Skip the pictures, please, and write out exactly the lines from the opening of the data through the line containing "(lc.east) -- ++(39,0);".

▶ Data
----------
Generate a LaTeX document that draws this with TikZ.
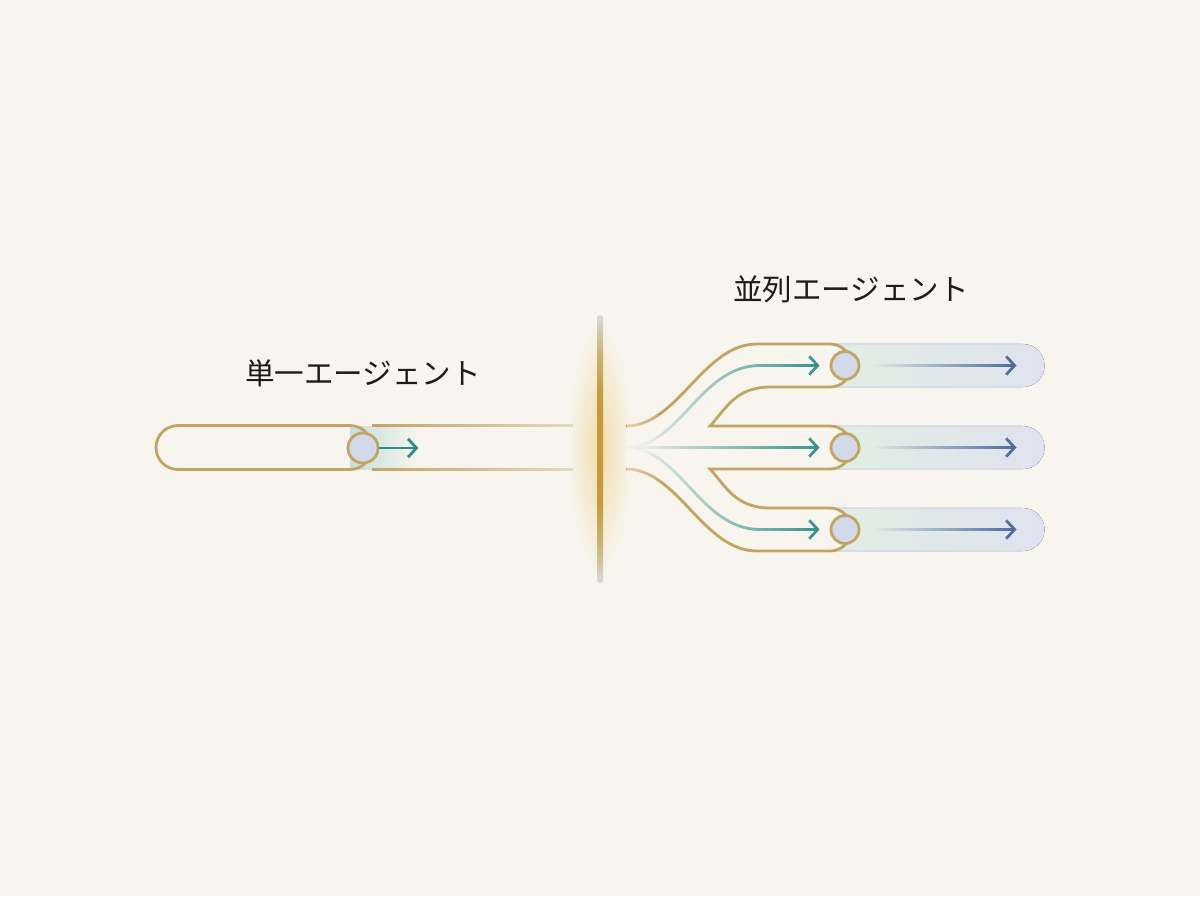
\documentclass[tikz,border=0pt]{standalone}
\usepackage{fontspec}
\newfontfamily\jpfont{Noto Sans CJK JP}
\usetikzlibrary{arrows.meta, fadings, positioning}
\definecolor{bg}{HTML}{F8F5EE}
\definecolor{gold}{HTML}{C4A464}
\definecolor{arrteal}{HTML}{2E8C88}
\definecolor{navy}{HTML}{4D6A9C}
\definecolor{pillblue}{HTML}{DFE3EF}
\definecolor{pillgreen}{HTML}{E1EEE3}
\definecolor{dotblue}{HTML}{D2DAEA}
\definecolor{glow}{HTML}{F0DEAA}
\definecolor{wallend}{HTML}{D5DBD8}
\definecolor{wallmid}{HTML}{C49A3C}
\definecolor{ink}{HTML}{1C1C1C}
\tikzfading[name=fadeout, left color=transparent!0, right color=transparent!100]
\tikzfading[name=fadein, left color=transparent!100, right color=transparent!0]
\tikzfading[name=softglow, inner color=transparent!0, outer color=transparent!100]
\pgfdeclareverticalshading{wallshade}{100bp}{color(0bp)=(wallend); color(25bp)=(wallend);
  color(32bp)=(wallmid!60!wallend); color(40bp)=(wallmid); color(60bp)=(wallmid);
  color(68bp)=(wallmid!60!wallend); color(75bp)=(wallend); color(100bp)=(wallend)}

\begin{document}
\begin{tikzpicture}[x=0.025cm, y=-0.025cm,
    g/.style={draw=gold, line width=2pt},
    dot/.style={circle, draw=gold, line width=2pt, fill=dotblue, inner sep=0pt, minimum size=0.7cm},
    ta/.style={draw=arrteal, line width=2pt, line cap=round, -{Straight Barb[length=6pt, width=13pt]}},
    ba/.style={draw=navy, line width=2pt, line cap=round, -{Straight Barb[length=6pt, width=13pt]}},
    lbl/.style={font=\jpfont\fontsize{21}{25}\selectfont, text=ink}]
  \fill[bg] (0,0) rectangle (1200,896);

  % wall in the middle
  \fill[glow, path fading=softglow] (568,325) rectangle (632,571);
  \shade[shading=wallshade, rounded corners=2pt] (597,315) rectangle (603,583);

  % single agent
  \node[lbl] (single) at (363,373) {単一エージェント};
  \fill[bg] (156,425.5) rectangle (372,469.5);
  \fill[arrteal!28, path fading=fadeout] (350,425.5) rectangle (418,469.5);
  \draw[g, rounded corners=0.55cm] (156,425.5) rectangle (372,469.5);
  \shade[left color=gold, right color=gold!35!bg] (372,424.5) rectangle (573,426.5);
  \shade[left color=gold, right color=gold!35!bg] (372,468.5) rectangle (573,470.5);
  \node[dot, minimum size=0.75cm] (lc) at (363,448) {};
  \draw[ta] (lc.east) -- ++(39,0);

  % parallel agents
  \node[lbl] (parallel) at (851,289) {並列エージェント};
  \foreach \y in {365.5, 447.5, 529.5} {
    \fill[left color=pillgreen, right color=pillblue]
      (830,\y-21.5) -- (1023,\y-21.5) arc[start angle=-90, end angle=90, radius=21.5] -- (830,\y+21.5) -- cycle;
    \draw[navy!22, line width=1.2pt] (835,\y-21.5) -- (1023,\y-21.5);
    \draw[navy!22, line width=1.2pt] (835,\y+21.5) -- (1023,\y+21.5);
  }
  \draw[g, fill=bg] (626,426) .. controls (678,426) and (703,344) .. (757,344) -- (830,344)
      arc[start angle=-90, end angle=90, radius=21.5] -- (770,387)
      .. controls (735,387) and (725,410) .. (710,426) -- (830,426)
      arc[start angle=-90, end angle=90, radius=21.5] -- (710,469)
      .. controls (725,485) and (735,508) .. (770,508) -- (830,508)
      arc[start angle=-90, end angle=90, radius=21.5] -- (757,551)
      .. controls (703,551) and (678,469) .. (626,469);
  \node[dot] (c1) at (845,365.5) {};
  \node[dot] (c2) at (845,447.5) {};
  \node[dot] (c3) at (845,529.5) {};
  \coordinate (hub) at (626,447.5);
  \draw[ta, path fading=fadein, shorten >=0.25cm] (hub) .. controls (680,447.5) and (700,365.5) .. (760,365.5) -- (c1.west);
  \draw[ta, path fading=fadein, shorten >=0.25cm] ([yshift=8pt]hub) ([yshift=-8pt]hub) (hub) -- (c2.west);
  \draw[ta, path fading=fadein, shorten >=0.25cm] (hub) .. controls (680,447.5) and (700,529.5) .. (760,529.5) -- (c3.west);
  \fill[bg, opacity=.55, path fading=fadeout] (627,415) rectangle (666,480);
  \foreach \c in {c1, c2, c3}
    \draw[ba, path fading=fadein] ([xshift=0.35cm, yshift=8pt]\c.east) ([xshift=0.35cm, yshift=-8pt]\c.east)
      ([xshift=0.35cm]\c.east) -- ([xshift=3.9cm]\c.east);
\end{tikzpicture}
\end{document}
----------
▶ Finished exercise
Generate a LaTeX document that draws this with TikZ.
\documentclass[tikz,border=0pt]{standalone}
\usepackage{fontspec}
\newfontfamily\jpfont{Noto Sans CJK JP}
\usetikzlibrary{arrows.meta, fadings, positioning}
\definecolor{bg}{HTML}{F8F5EE}
\definecolor{gold}{HTML}{C4A464}
\definecolor{arrteal}{HTML}{2E8C88}
\definecolor{navy}{HTML}{4D6A9C}
\definecolor{pillblue}{HTML}{DFE3EF}
\definecolor{pillgreen}{HTML}{E1EEE3}
\definecolor{dotblue}{HTML}{D2DAEA}
\definecolor{glow}{HTML}{F0DEAA}
\definecolor{wallend}{HTML}{D5DBD8}
\definecolor{wallmid}{HTML}{C49A3C}
\definecolor{ink}{HTML}{1C1C1C}
\tikzfading[name=fadeout, left color=transparent!0, right color=transparent!100]
\tikzfading[name=fadein, left color=transparent!100, right color=transparent!0]
\tikzfading[name=softglow, inner color=transparent!0, outer color=transparent!100]
\pgfdeclareverticalshading{wallshade}{100bp}{color(0bp)=(wallend); color(25bp)=(wallend);
  color(32bp)=(wallmid!60!wallend); color(40bp)=(wallmid); color(60bp)=(wallmid);
  color(68bp)=(wallmid!60!wallend); color(75bp)=(wallend); color(100bp)=(wallend)}

\begin{document}
\begin{tikzpicture}[x=0.025cm, y=-0.025cm,
    g/.style={draw=gold, line width=2pt},
    dot/.style={circle, draw=gold, line width=2pt, fill=dotblue, inner sep=0pt, minimum size=0.7cm},
    ta/.style={draw=arrteal, line width=2pt, line cap=round, -{Straight Barb[length=6pt, width=13pt]}},
    ba/.style={draw=navy, line width=2pt, line cap=round, -{Straight Barb[length=6pt, width=13pt]}},
    lbl/.style={font=\jpfont\fontsize{21}{25}\selectfont, text=ink}]
  \fill[bg] (0,0) rectangle (1200,896);

  % wall in the middle
  \fill[glow, path fading=softglow] (568,325) rectangle (632,571);
  \shade[shading=wallshade, rounded corners=2pt] (597,315) rectangle (603,583);

  % single agent
  \node[lbl] (single) at (363,373) {単一エージェント};
  \fill[bg] (156,425.5) rectangle (372,469.5);
  \fill[arrteal!28, path fading=fadeout] (350,425.5) rectangle (418,469.5);
  \draw[g, rounded corners=0.55cm] (156,425.5) rectangle (372,469.5);
  \shade[left color=gold, right color=gold!35!bg] (372,424.5) rectangle (573,426.5);
  \shade[left color=gold, right color=gold!35!bg] (372,468.5) rectangle (573,470.5);
  \node[dot, minimum size=0.75cm] (lc) at (363,448) {};
  \draw[ta] (lc.east) -- ++(39,0);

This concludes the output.